The project team removed the travertine-clad interior courtyard’s existing roof and laylight system, replacing it with a new glass roof supported on built-up steel purlins and delicate king post trusses spanning above. The roof is supported on three sides by a unique spanning structure consisting of a combined horizontal and vertical truss that allows even more natural light while also coordinating with mechanical equipment and ducts.
The Harvard Art Museums project renovated, restored, and expanded the institution’s facilities and centralized the collections, galleries, and curatorial staff of the Fogg Museum, the Busch-Reisinger Museum, and the Arthur M. Sackler Museum into one state-of the art building.

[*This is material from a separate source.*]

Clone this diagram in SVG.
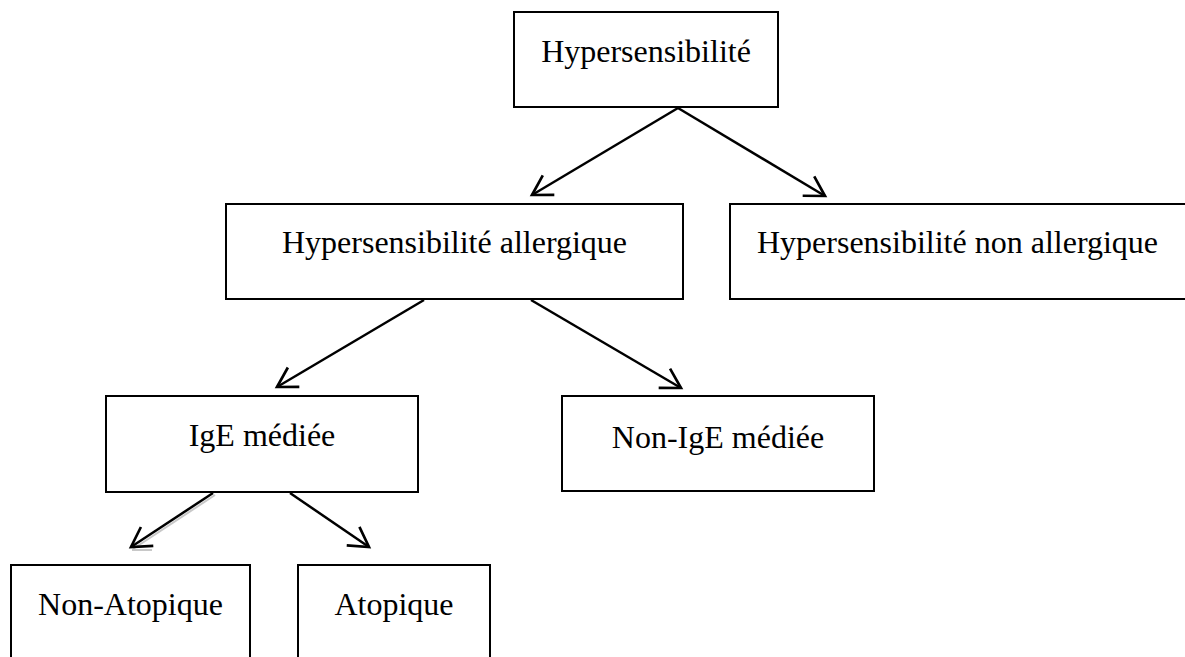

The museum contains gallery spaces of varying sizes, art conservation laboratories, specially designed study rooms, a 300-seat auditorium, and art storage areas. The building is LEED Gold certified.
The original structure at 32 Quincy Street was built in 1927, with additions and renovations occurring in almost every decade thereafter. The new project involved removing all of the later additions to the original construction and building a new addition on its east side. The roof of the 1927 building has been replaced by a new glass-walled study center that extends over a previously enclosed courtyard, linking it to the surrounding spaces.
It was important to the university and the design team to keep as much of the existing building as possible both to respect the history of the building and to conserve materials. However, in order to accommodate the new program, it was necessary to remove areas of existing structure to either provide egress, MEP shafts, or new framing for areas with higher live loads such as high density storage.
To meet state building code requirements for a seismic retrofit within the existing building, Silman created a lateral system of concentrically braced frames using a combination of plate-reinforced existing columns and new steel columns. Because the existing spread footings under the reinforced existing columns were insufficient, new minipiles were drilled through the existing footings. New steel armatures transfer the loads from the existing columns into the minipiles.
The existing floor system did not have the diaphragm capacity to transmit lateral forces into the new braced frames, so Silman added new steel horizontal lateral members at the underside of the existing joists to supplement the existing floor structure. Coordinating the locations of these members – with MEP systems, unforeseen field conditions, and finished ceilings that were as high as possible – presented a complex challenge during design and construction.
The column-free galleries on the second and third floors of the new addition required 50-foot-long spans. These galleries cantilever 15 feet to the east and over 12 feet both to the north and south. These cantilevers in turn support smaller cantilevered “winter gardens” – intimate gallery spaces with movable exterior facade panels to control light. To control the deflection of the winter gardens’ cantilevers so that the exterior panels could be movable, Silman designed full-height trusses along the north and south face of the building that support these nested cantilevered rooms.